Task brief ▸ Repeat exactly the lines from the start of the entries below through the line containing "(0,0) rectangle (1145,547);". Omit the rest.

Record set ▸
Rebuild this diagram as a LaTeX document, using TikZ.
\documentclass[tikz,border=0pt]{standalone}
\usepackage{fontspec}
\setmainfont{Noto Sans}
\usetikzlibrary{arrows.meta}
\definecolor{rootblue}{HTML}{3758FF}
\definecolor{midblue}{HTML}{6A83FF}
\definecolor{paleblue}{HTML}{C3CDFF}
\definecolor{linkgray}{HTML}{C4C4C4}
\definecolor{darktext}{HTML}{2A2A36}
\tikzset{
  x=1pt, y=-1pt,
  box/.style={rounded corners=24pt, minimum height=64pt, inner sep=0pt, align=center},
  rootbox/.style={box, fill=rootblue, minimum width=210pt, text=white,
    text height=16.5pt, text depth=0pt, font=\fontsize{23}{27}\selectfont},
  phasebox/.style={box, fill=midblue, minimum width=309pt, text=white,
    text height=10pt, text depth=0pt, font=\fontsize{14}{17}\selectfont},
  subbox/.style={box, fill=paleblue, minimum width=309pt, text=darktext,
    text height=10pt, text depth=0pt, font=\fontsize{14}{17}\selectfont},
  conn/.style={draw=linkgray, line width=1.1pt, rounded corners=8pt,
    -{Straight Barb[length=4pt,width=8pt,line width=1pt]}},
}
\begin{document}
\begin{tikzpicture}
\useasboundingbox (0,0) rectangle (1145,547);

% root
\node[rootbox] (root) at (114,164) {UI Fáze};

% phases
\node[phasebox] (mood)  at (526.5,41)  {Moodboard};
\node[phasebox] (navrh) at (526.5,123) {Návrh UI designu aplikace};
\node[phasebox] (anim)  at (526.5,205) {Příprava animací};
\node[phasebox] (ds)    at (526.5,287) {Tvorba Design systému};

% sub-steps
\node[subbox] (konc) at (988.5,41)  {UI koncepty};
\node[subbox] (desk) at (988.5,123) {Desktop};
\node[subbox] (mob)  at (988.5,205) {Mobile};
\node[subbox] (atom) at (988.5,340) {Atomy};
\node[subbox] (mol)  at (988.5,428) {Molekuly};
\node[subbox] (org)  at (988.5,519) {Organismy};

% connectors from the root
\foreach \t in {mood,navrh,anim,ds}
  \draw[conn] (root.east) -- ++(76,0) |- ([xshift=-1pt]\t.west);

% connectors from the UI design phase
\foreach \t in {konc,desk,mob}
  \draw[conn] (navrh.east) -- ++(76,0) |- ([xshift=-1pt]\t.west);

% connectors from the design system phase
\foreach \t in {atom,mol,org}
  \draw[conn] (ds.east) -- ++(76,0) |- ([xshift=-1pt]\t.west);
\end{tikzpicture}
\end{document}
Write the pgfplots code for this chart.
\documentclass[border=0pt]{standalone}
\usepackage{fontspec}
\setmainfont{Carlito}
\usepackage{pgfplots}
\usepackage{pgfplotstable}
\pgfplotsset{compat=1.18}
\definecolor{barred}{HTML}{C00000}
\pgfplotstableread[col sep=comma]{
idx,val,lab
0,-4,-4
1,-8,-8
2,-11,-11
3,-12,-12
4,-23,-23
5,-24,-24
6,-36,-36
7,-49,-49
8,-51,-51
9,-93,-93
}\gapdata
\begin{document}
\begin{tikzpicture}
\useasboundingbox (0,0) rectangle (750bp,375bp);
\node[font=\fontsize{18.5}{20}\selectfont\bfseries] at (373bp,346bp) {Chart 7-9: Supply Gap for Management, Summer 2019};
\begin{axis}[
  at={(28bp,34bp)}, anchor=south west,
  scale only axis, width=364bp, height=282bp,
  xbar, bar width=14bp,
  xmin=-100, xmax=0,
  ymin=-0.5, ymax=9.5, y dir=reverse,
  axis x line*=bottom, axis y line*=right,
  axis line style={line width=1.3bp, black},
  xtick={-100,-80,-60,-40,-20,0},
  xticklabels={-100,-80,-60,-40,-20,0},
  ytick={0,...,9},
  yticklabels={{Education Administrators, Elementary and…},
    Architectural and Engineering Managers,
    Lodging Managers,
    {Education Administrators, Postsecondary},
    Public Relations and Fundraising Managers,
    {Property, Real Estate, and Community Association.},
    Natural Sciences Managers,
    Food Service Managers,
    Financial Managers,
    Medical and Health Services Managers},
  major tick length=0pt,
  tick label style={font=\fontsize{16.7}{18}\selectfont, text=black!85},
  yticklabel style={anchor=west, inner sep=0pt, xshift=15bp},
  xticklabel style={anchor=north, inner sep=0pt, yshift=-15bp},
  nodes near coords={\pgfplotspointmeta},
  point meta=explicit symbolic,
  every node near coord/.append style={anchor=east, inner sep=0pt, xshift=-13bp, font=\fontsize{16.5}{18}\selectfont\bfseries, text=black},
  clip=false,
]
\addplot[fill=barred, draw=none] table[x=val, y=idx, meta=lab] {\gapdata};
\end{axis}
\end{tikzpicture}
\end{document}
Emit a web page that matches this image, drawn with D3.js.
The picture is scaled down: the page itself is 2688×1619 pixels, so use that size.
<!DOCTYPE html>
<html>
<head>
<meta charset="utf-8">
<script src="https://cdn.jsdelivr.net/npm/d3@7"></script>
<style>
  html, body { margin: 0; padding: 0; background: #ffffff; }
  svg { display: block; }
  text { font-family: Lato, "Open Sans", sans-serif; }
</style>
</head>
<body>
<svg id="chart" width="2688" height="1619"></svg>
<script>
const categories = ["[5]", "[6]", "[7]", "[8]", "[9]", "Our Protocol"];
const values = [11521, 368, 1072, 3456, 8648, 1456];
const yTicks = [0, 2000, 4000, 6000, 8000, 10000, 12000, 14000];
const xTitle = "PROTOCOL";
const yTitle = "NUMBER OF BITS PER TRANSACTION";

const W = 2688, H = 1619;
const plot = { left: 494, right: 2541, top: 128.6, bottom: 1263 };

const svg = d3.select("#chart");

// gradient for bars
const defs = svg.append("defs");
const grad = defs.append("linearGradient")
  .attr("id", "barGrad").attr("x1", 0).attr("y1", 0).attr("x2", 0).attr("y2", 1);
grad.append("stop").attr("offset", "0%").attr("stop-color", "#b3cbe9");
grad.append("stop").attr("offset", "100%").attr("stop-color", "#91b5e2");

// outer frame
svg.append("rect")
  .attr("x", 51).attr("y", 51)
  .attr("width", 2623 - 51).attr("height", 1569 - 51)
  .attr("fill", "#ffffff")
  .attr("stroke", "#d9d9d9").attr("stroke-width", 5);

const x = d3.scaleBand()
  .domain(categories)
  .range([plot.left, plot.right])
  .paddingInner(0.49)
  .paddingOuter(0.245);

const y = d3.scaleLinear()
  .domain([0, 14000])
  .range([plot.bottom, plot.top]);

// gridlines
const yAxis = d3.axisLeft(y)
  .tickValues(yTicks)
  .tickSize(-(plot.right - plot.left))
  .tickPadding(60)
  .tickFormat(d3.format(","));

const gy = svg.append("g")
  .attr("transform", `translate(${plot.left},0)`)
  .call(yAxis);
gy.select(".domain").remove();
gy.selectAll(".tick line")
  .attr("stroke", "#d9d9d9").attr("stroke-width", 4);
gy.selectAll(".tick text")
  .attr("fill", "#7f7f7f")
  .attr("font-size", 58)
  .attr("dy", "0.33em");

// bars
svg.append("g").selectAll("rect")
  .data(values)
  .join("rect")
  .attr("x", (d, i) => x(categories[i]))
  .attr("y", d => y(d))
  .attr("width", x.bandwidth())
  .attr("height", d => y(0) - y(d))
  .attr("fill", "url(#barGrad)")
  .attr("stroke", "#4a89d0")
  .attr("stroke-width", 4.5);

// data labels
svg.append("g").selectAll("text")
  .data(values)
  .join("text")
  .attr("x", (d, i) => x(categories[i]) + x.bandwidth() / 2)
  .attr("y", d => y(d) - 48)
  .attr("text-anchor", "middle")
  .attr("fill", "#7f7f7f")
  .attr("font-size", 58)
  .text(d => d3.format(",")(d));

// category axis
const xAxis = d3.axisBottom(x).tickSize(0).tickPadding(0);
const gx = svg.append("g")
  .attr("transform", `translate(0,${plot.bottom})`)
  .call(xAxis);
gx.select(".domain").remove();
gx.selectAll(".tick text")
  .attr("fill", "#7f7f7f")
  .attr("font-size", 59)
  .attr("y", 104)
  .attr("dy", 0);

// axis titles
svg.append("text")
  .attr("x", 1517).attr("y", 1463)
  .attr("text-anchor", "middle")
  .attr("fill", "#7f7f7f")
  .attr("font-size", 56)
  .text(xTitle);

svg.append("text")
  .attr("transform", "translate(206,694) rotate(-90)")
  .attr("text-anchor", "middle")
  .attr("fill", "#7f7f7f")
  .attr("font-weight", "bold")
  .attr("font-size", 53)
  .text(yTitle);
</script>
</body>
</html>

The completed task ▸
Rebuild this diagram as a LaTeX document, using TikZ.
\documentclass[tikz,border=0pt]{standalone}
\usepackage{fontspec}
\setmainfont{Noto Sans}
\usetikzlibrary{arrows.meta}
\definecolor{rootblue}{HTML}{3758FF}
\definecolor{midblue}{HTML}{6A83FF}
\definecolor{paleblue}{HTML}{C3CDFF}
\definecolor{linkgray}{HTML}{C4C4C4}
\definecolor{darktext}{HTML}{2A2A36}
\tikzset{
  x=1pt, y=-1pt,
  box/.style={rounded corners=24pt, minimum height=64pt, inner sep=0pt, align=center},
  rootbox/.style={box, fill=rootblue, minimum width=210pt, text=white,
    text height=16.5pt, text depth=0pt, font=\fontsize{23}{27}\selectfont},
  phasebox/.style={box, fill=midblue, minimum width=309pt, text=white,
    text height=10pt, text depth=0pt, font=\fontsize{14}{17}\selectfont},
  subbox/.style={box, fill=paleblue, minimum width=309pt, text=darktext,
    text height=10pt, text depth=0pt, font=\fontsize{14}{17}\selectfont},
  conn/.style={draw=linkgray, line width=1.1pt, rounded corners=8pt,
    -{Straight Barb[length=4pt,width=8pt,line width=1pt]}},
}
\begin{document}
\begin{tikzpicture}
\useasboundingbox (0,0) rectangle (1145,547);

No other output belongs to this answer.